Most term insurance plans come with riders, which differ in terms of cost as well as terms and conditions. To understand types of term insurance riders in detail, read below:
1. Accidental Death Benefit Rider: With an accidental death benefit rider, one can avail additional sum assured in case the insured dies in the misfortunate event of an accident. The additional sum assured is calculated on the basis of the original sum assured and may differ from one company to another. The premium remains fixed for this rider, for the entire policy term. However, some plans may put a cap on the maximum sum assured that can be availed.
2. Accelerated Death Benefit Rider: The family of a person suffering from a terminal illness like cancer, asthma, kidney failure, lung damage, etc. ends up paying a huge amount for medical expenses incurred due to the treatment. But with accelerated death benefit riders, the family receives a part of the sum assured in advance, which can be of great help in difficult times.
3. Accidental Disability Benefit Rider: In the unfortunate event of an accident, if the insured suffers from partial or permanent disability, then they can be benefited from this rider. Most of the time, term insurance plans pay you for 5-10 years after the accident causing disability, if you are covered under this rider. Often coupled with accidental death riders, this rider can be treated as a source of income.
4. Critical Illness Benefit Rider: With a critical illness benefit rider, the insured can receive a lump sum amount on diagnosis of listed critical illnesses as specified in the policy document. Generally, term insurance plans cover you for cancer, stroke, paralysis, kidney failure, heart attack, major organ transplant, amongst others. The policy can either be continued or terminated after diagnosis of a critical illness, as per the terms and conditions stated in the policy.
5. Waiver of Premium Rider: As the name suggests, it waves off the future premiums in case the policyholder is not able to pay future premiums due to disability or loss of income. It can be said that this way you can ensure your premium payments until the policy gets expired. In case the insured does not have this rider, and suffers from a disability or is unable to pay the required premium due to some other reason, then the policy will expire and no death benefit will be paid as the premiums were not paid.
6. Income Benefit Rider: This is another useful rider that can be purchased by paying an extra premium at the time of policy purchase. This rider can be treated as a source of income in the misfortunate event of the death of the policyholder. With this rider, the family of the policyholder can avail additional income every year along with the regular sum assured, for up to 5-10 years.
Benefits of Term Insurance Riders
Riders offer greater cover under your term insurance plan. But there are other benefits of purchasing term insurance riders as well. Some of them are explained below:
1. Enhanced Sum Assured: Some term insurance riders also enhance the total coverage. For instance, if your base term insurance policy has a sum assured benefit of Rs. 1 Crore, and you get a critical illness benefit rider, then you can avail coverage for extra Rs. 25 Lakh as well.
2. Protection for Family: One of the most important benefits of term insurance riders is that they offer the most needed financial protection to the family of the insured in case of a misfortune event. The riders offer protection not only in case of death but also in case of permanent or partial disability, life-threatening illnesses like cancer, stroke, kidney failure, etc.

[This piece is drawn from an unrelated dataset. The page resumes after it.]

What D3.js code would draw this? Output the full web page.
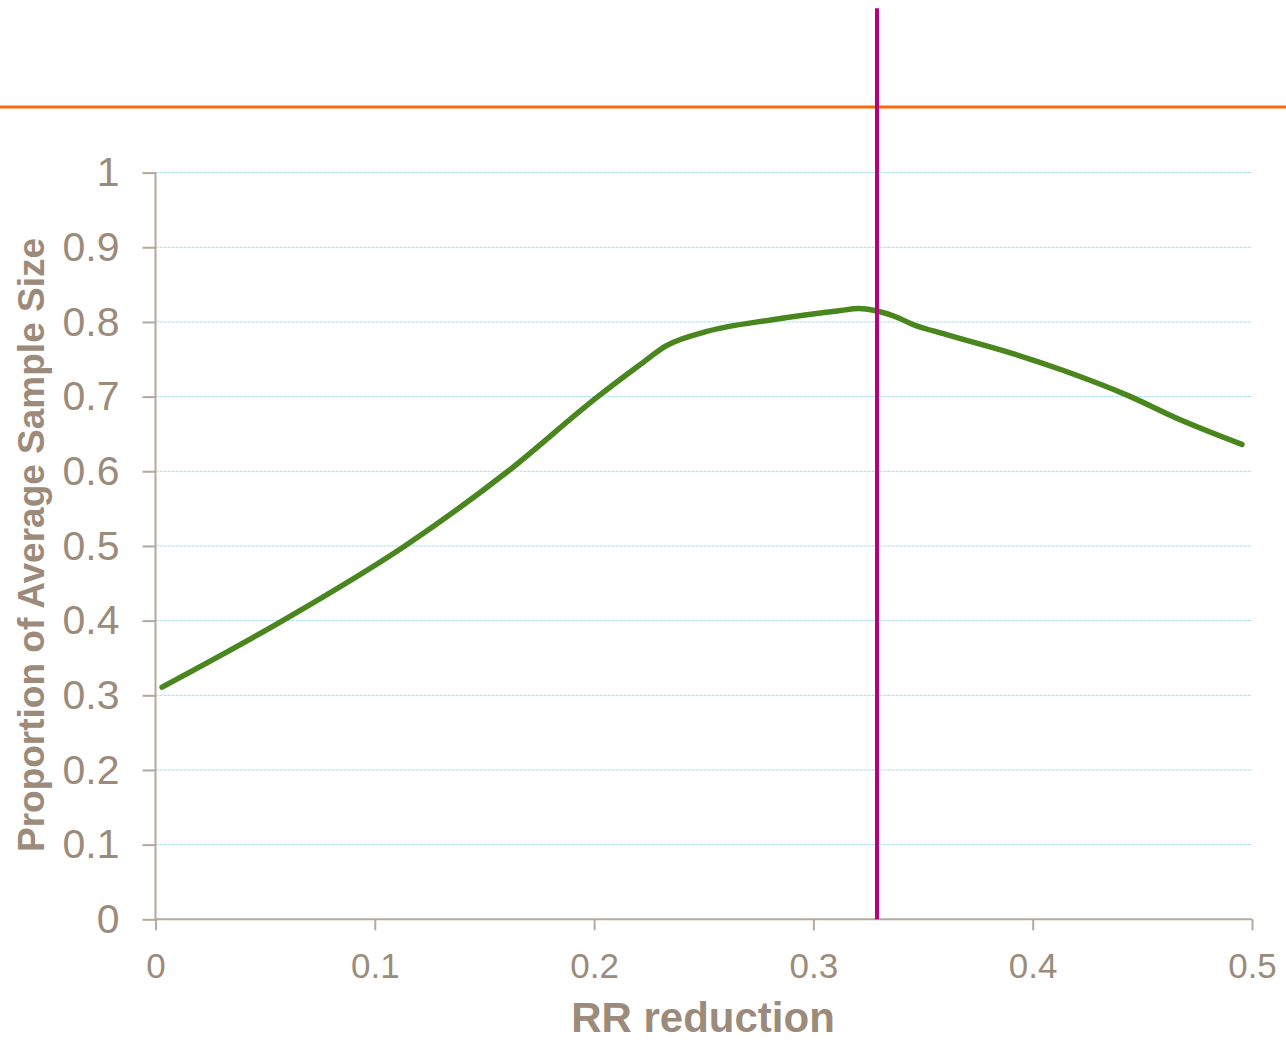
<!DOCTYPE html>
<html>
<head>
<meta charset="utf-8">
<script src="https://cdn.jsdelivr.net/npm/d3@7"></script>
<style>
  html, body { margin: 0; padding: 0; background: #fff; }
  svg { display: block; }
  text { font-family: "Liberation Sans", Arial, sans-serif; }
</style>
</head>
<body>
<svg id="chart" width="1286" height="1043"></svg>
<script>
// RR reduction vs. proportion of average sample size
const rrReduction = [0.003, 0.058, 0.1137, 0.1607, 0.2017, 0.2206, 0.2328, 0.251, 0.2813, 0.3117,
  0.3208, 0.3284, 0.3375, 0.3451, 0.3603, 0.3906, 0.4134, 0.4438, 0.4665, 0.4954];
const proportion = [0.311, 0.400, 0.500, 0.600, 0.700, 0.742, 0.768, 0.787, 0.803, 0.815,
  0.818, 0.815, 0.807, 0.797, 0.7834, 0.758, 0.7356, 0.701, 0.670, 0.636];

const xTicks = [0, 0.1, 0.2, 0.3, 0.4, 0.5];
const xTickLabels = ["0", "0.1", "0.2", "0.3", "0.4", "0.5"];
const yTicks = [0, 0.1, 0.2, 0.3, 0.4, 0.5, 0.6, 0.7, 0.8, 0.9, 1];
const yTickLabels = ["0", "0.1", "0.2", "0.3", "0.4", "0.5", "0.6", "0.7", "0.8", "0.9", "1"];

// Reference markers: vertical cut-off and horizontal target level
const cutoffRR = 0.329;
const targetLevel = 1.088;
const cutoffTop = 1.22;

const xTitle = "RR reduction";
const yTitle = "Proportion of Average Sample Size";

const svg = d3.select("#chart");
const axisColor = "#b3a99e";
const labelColor = "#9c8b7a";

const x = d3.scaleLinear().domain([0, 0.5]).range([155.5, 1252]);
const y = d3.scaleLinear().domain([0, 1]).range([919.3, 172.6]);

// Horizontal gridlines
svg.append("g")
  .selectAll("line")
  .data(yTicks.filter(d => d > 0))
  .join("line")
  .attr("x1", x(0)).attr("x2", x(0.5))
  .attr("y1", d => y(d)).attr("y2", d => y(d))
  .attr("stroke", "#a3def0")
  .attr("stroke-width", 1)
  .attr("stroke-dasharray", "3,1");

// Y axis
const yAxis = d3.axisLeft(y)
  .tickValues(yTicks)
  .tickFormat((d, i) => yTickLabels[i])
  .tickSize(13)
  .tickPadding(23);
const gy = svg.append("g").attr("transform", `translate(${x(0)},0)`).call(yAxis);
gy.select(".domain").attr("stroke", axisColor).attr("stroke-width", 2).attr("d", `M0,${y(0)}V${y(1)}`);
gy.selectAll(".tick line").attr("stroke", axisColor).attr("stroke-width", 2);
gy.selectAll(".tick text")
  .attr("fill", labelColor)
  .attr("font-size", 41)
  .attr("font-family", "Liberation Sans, Arial, sans-serif");

// X axis
const xAxis = d3.axisBottom(x)
  .tickValues(xTicks)
  .tickFormat((d, i) => xTickLabels[i])
  .tickSize(11)
  .tickPadding(23);
const gx = svg.append("g").attr("transform", `translate(0,${y(0)})`).call(xAxis);
gx.select(".domain").attr("stroke", axisColor).attr("stroke-width", 2).attr("d", `M${x(0)},0H${x(0.5)}`);
gx.selectAll(".tick line").attr("stroke", axisColor).attr("stroke-width", 2);
gx.selectAll(".tick text")
  .attr("fill", labelColor)
  .attr("font-size", 35)
  .attr("font-family", "Liberation Sans, Arial, sans-serif");

// Data curve
const pts = rrReduction.map((r, i) => [r, proportion[i]]);
const line = d3.line()
  .x(d => x(d[0]))
  .y(d => y(d[1]))
  .curve(d3.curveMonotoneX);
svg.append("path")
  .datum(pts)
  .attr("d", line)
  .attr("fill", "none")
  .attr("stroke", "#4a861e")
  .attr("stroke-width", 5.5)
  .attr("stroke-linecap", "round")
  .attr("stroke-linejoin", "round");

// Horizontal target line across the whole figure
svg.append("line")
  .attr("x1", 0).attr("x2", 1286)
  .attr("y1", y(targetLevel)).attr("y2", y(targetLevel))
  .attr("stroke", "#f8690a")
  .attr("stroke-width", 3);

// Vertical cut-off line
svg.append("line")
  .attr("x1", x(cutoffRR)).attr("x2", x(cutoffRR))
  .attr("y1", y(cutoffTop)).attr("y2", y(0))
  .attr("stroke", "#b8007a")
  .attr("stroke-width", 4);

// Axis titles
svg.append("text")
  .attr("x", 703).attr("y", 1032)
  .attr("text-anchor", "middle")
  .attr("font-size", 42)
  .attr("font-weight", "bold")
  .attr("fill", labelColor)
  .text(xTitle);

svg.append("text")
  .attr("transform", "translate(44,545) rotate(-90)")
  .attr("text-anchor", "middle")
  .attr("font-size", 37)
  .attr("font-weight", "bold")
  .attr("fill", labelColor)
  .text(yTitle);
</script>
</body>
</html>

3. Affordable: Term insurance riders offer great benefits at affordable premiums. It is better to go for riders than buying separate covers, for instance, for accident and critical insurance as that would cost more. Also, the insured will have to manage more than one policy at a time. Also buying riders help you avail combined benefits with the same policy, which otherwise might require you to purchase different plans.
Before adding riders to your term insurance plan, it is recommended to go through the associated benefits, and all the inclusions and exclusions under them, in detail. Assess your requirement for these requirements and then make an informed decision after a complete analysis.